Thursday, April 13, 2017

Constantly feeling a tightness in my chest. Even though there are no tears, it feels like my heart is malfunctioning. No, it doesn't feel like my heart is tearing apart. It is a slow yet equally painful process. Maybe this is the difference between being heartbroken and slowly falling out of love. I am suspecting mine is the latter.

No, it doesn't make it any easier or less painful. But it is different.

I am not even angry. I was very angry during my first breakup. The 5 stages of loss - I experienced them all. This time, it was a slow and mature acceptance that is slowly but surely picking at my heart. It is slow and painful.

My now-ex (how weird it is to call him that when I was still calling him baby about a week ago) has had tons of girlfriends before me. No, he is not a player or a womaniser. Maybe in the past, he didn't really take relationships that seriously. But he was with me for 4 years without cheating or playing around. He was a good guy. But his tons of girlfriends before me broke up with him and never did speak to him again.
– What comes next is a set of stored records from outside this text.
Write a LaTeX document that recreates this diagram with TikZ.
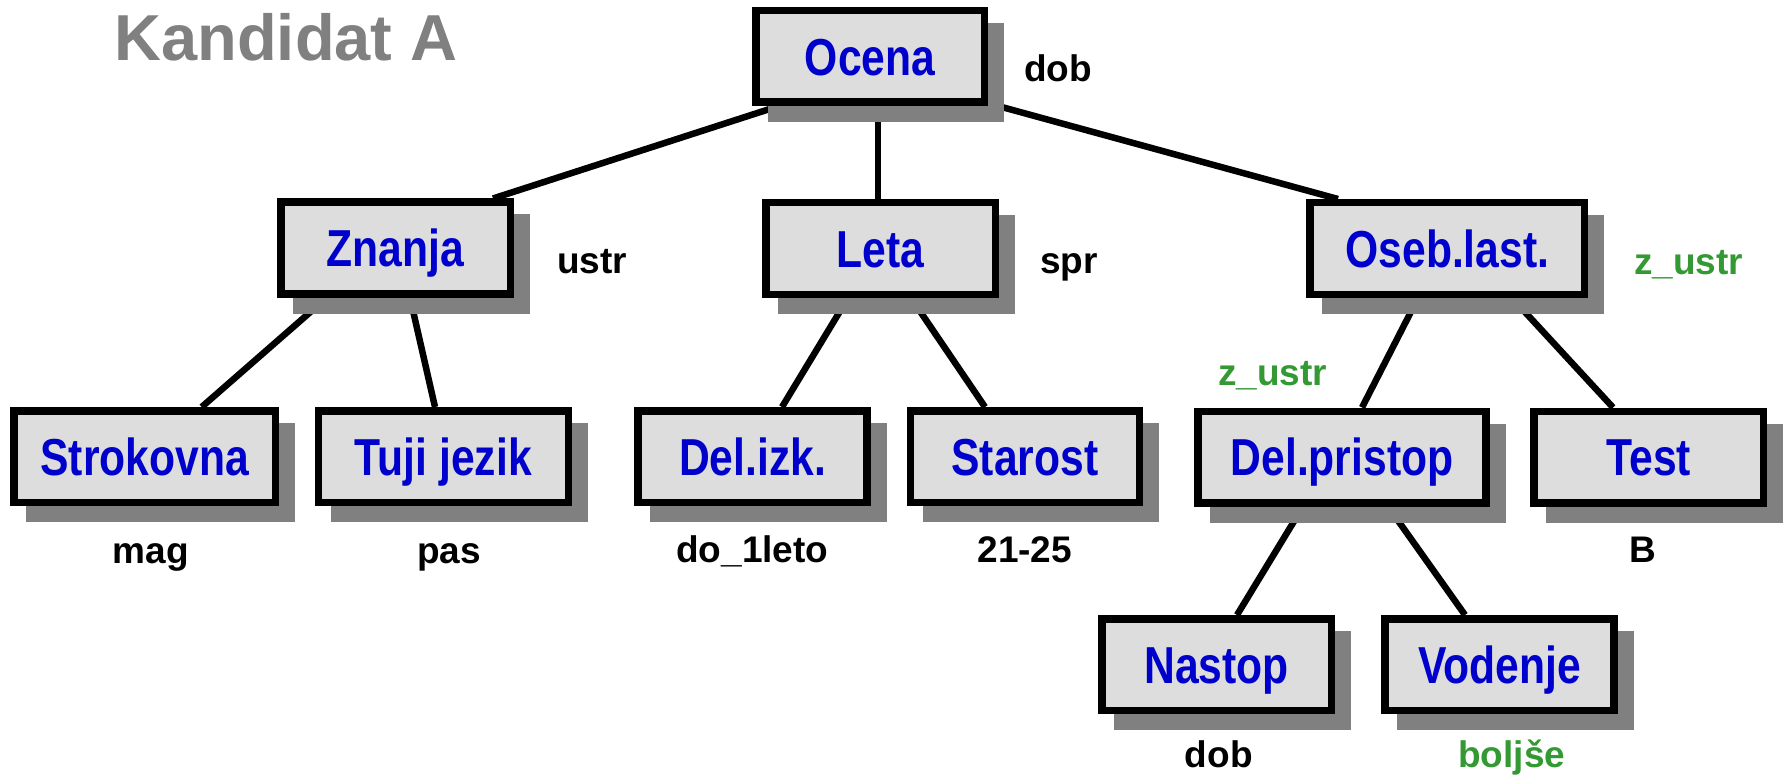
\documentclass[tikz,border=0pt]{standalone}
\usepackage{fontspec}
\setmainfont{Liberation Sans}
\usepackage{graphicx}
\usetikzlibrary{calc,backgrounds}
\definecolor{boxfill}{HTML}{DDDDDD}
\definecolor{shadowgray}{HTML}{808080}
\definecolor{nodeblue}{HTML}{0000CC}
\definecolor{valgreen}{HTML}{339933}
\definecolor{titlegray}{HTML}{808080}
% narrow attribute names
\newcommand{\nw}[1]{\scalebox{0.82}[1]{#1}}

\begin{document}
\begin{tikzpicture}[x=1pt,y=-1pt,
  attr/.style={rectangle, draw=black, line width=7.5pt, fill=boxfill,
    inner sep=0pt, minimum height=91.5pt, text height=37.5pt, text depth=0pt,
    text=nodeblue, font=\bfseries\fontsize{52}{60}\selectfont},
  val/.style={anchor=base, inner sep=0pt, font=\bfseries\fontsize{37}{44}\selectfont},
  good/.style={val, text=valgreen},
  edge/.style={draw=black, line width=6.5pt},
  shade/.style={fill=shadowgray},
  ]
\useasboundingbox (0,0) rectangle (1785,778);

% title
\node[anchor=base, inner sep=0pt, text=titlegray,
      font=\bfseries\fontsize{65}{75}\selectfont] (title) at (286,61) {Kandidat A};

% attribute tree
\node[attr, minimum width=228.5pt] (ocena)   at (870,56.5)    {\nw{Ocena}};
\node[attr, minimum width=229.5pt] (znanja)  at (395.5,248)   {\nw{Znanja}};
\node[attr, minimum width=229.5pt] (leta)    at (880.5,248.5) {\nw{Leta}};
\node[attr, minimum width=274.2pt] (oseb)    at (1447.3,248.5){\nw{Oseb.last.}};
\node[attr, minimum width=261.5pt] (strok)   at (144.8,456.5) {\nw{Strokovna}};
\node[attr, minimum width=250pt]   (tuji)    at (443.4,456.5) {\nw{Tuji jezik}};
\node[attr, minimum width=229.2pt] (delizk)  at (752.6,456.5) {\nw{Del.izk.}};
\node[attr, minimum width=229pt]   (starost) at (1025,456.5)  {\nw{Starost}};
\node[attr, minimum width=288pt]   (delpri)  at (1342,457)    {\nw{Del.pristop}};
\node[attr, minimum width=229.5pt] (test)    at (1648.7,457)  {\nw{Test}};
\node[attr, minimum width=229.8pt] (nastop)  at (1216.7,664.5){\nw{Nastop}};
\node[attr, minimum width=229pt]   (vodenje) at (1499.5,664.5){\nw{Vodenje}};

% values
\node[val]  (v-ocena)   at (1058,82)    {dob};
\node[val]  (v-znanja)  at (592,273)    {ustr};
\node[val]  (v-leta)    at (1069,273)   {spr};
\node[good] (v-oseb)    at (1688.7,274) {z\_ustr};
\node[good] (v-delpri)  at (1272.6,385) {z\_ustr};
\node[val]  (v-strok)   at (150.8,563)  {mag};
\node[val]  (v-tuji)    at (449,563)    {pas};
\node[val]  (v-delizk)  at (752.3,562)  {do\_1leto};
\node[val]  (v-starost) at (1024.8,562) {21-25};
\node[val]  (v-test)    at (1643,562)   {B};
\node[val]  (v-nastop)  at (1218.7,767) {dob};
\node[good] (v-vodenje) at (1511.7,767) {boljše};

\begin{pgfonlayer}{background}
  % connectors
  \draw[edge] ($(ocena.south)+(-91,0)$)    -- ($(znanja.north)+(97.5,0)$);
  \draw[edge] ($(ocena.south)+(8,0)$)      -- ($(leta.north)+(-2.5,0)$);
  \draw[edge] ($(ocena.south)+(128,0)$)    -- ($(oseb.north)+(-109.3,0)$);
  \draw[edge] ($(znanja.south)+(-68.5,0)$) -- ($(strok.north)+(56.9,0)$);
  \draw[edge] ($(znanja.south)+(14.5,0)$)  -- ($(tuji.north)+(-8.4,0)$);
  \draw[edge] ($(leta.south)+(-32.5,0)$)   -- ($(delizk.north)+(29.4,0)$);
  \draw[edge] ($(leta.south)+(30.5,0)$)    -- ($(starost.north)+(-40,0)$);
  \draw[edge] ($(oseb.south)+(-29.3,0)$)   -- ($(delpri.north)+(20,0)$);
  \draw[edge] ($(oseb.south)+(64.7,0)$)    -- ($(test.north)+(-35.7,0)$);
  \draw[edge] ($(delpri.south)+(-39,0)$)   -- ($(nastop.north)+(20.3,0)$);
  \draw[edge] ($(delpri.south)+(46,0)$)    -- ($(vodenje.north)+(-34.5,0)$);
  % box shadows
  \foreach \n in {ocena,znanja,leta,oseb,strok,tuji,delizk,starost,delpri,test,nastop,vodenje}
    \fill[shade] ([shift={(16,16)}]\n.north west) rectangle ([shift={(16,16)}]\n.south east);
\end{pgfonlayer}
\end{tikzpicture}
\end{document}
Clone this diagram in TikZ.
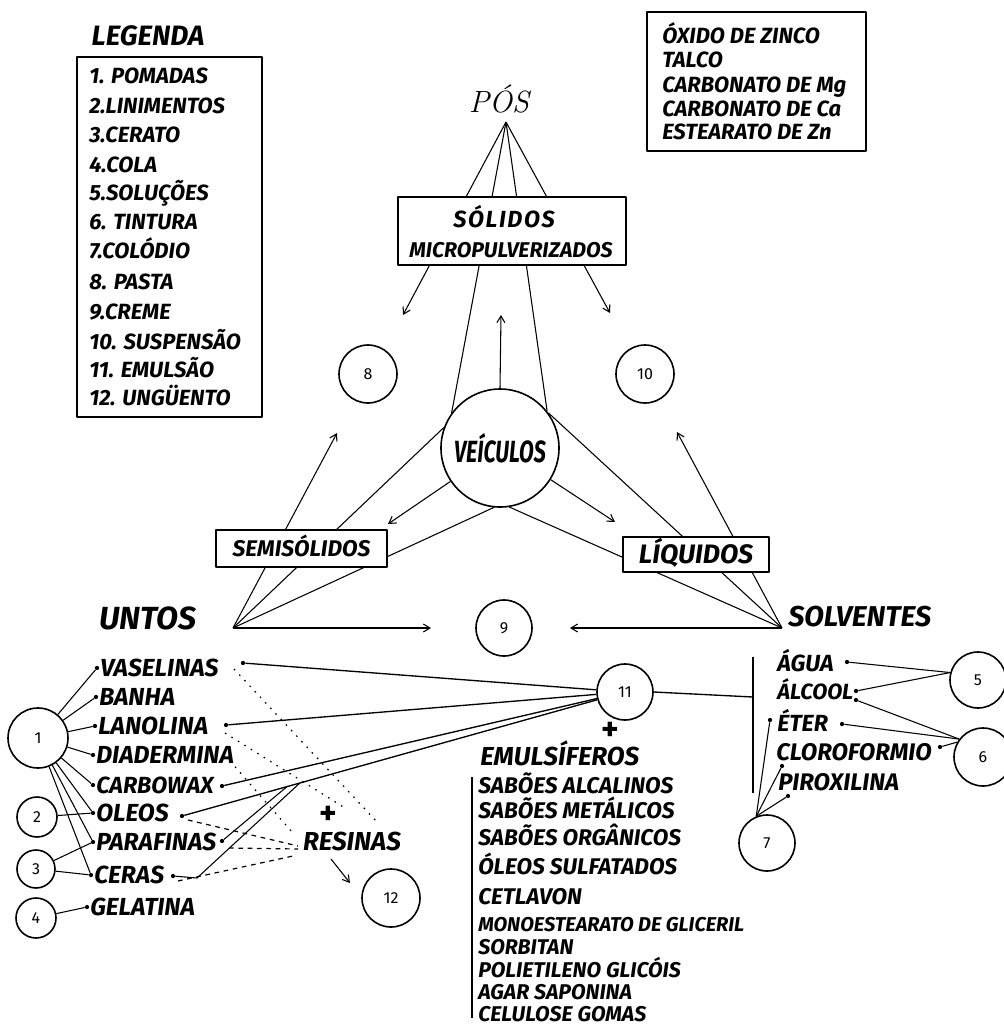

I only had one boyfriend before him and I continued to speak to him after we broke up until we naturally drifted apart due to our busy lives.

I am not used to being treated as coldly as he is treating me now after the breakup. The 180 degrees change is too much for me to handle. I am used to naturally letting the conversations flow (yes, it may all be an act that all is ok) and let the fire slowly simmer to nothing. It is a process of healing. There is more denial but it is less painful. And it salvages what is left of the relationship. It helps to keep the remaining friendship intact. After all, your partner would have been your best friend for the past few years. It is truly a waste to just let the relationship die like this.

Now, his replies are never more than a few words. I initiate all of the conversations. Sometimes, I pretend to have something to tell him to get his response. I guess it is good that he is at least replying me. That is probably the best he can manage. But for me, it is as hurtful as having a friend abandon you all of a sudden one day citing "incompatibility" issues. Oh, I hate that word. Divorces start like that too don't they? Am trying my best to make sense of these all while keeping my heart pumping normally.

Phew. What a relief to have somewhere to rant it all out so at least I don't get a heart attack from bursting my veins haha.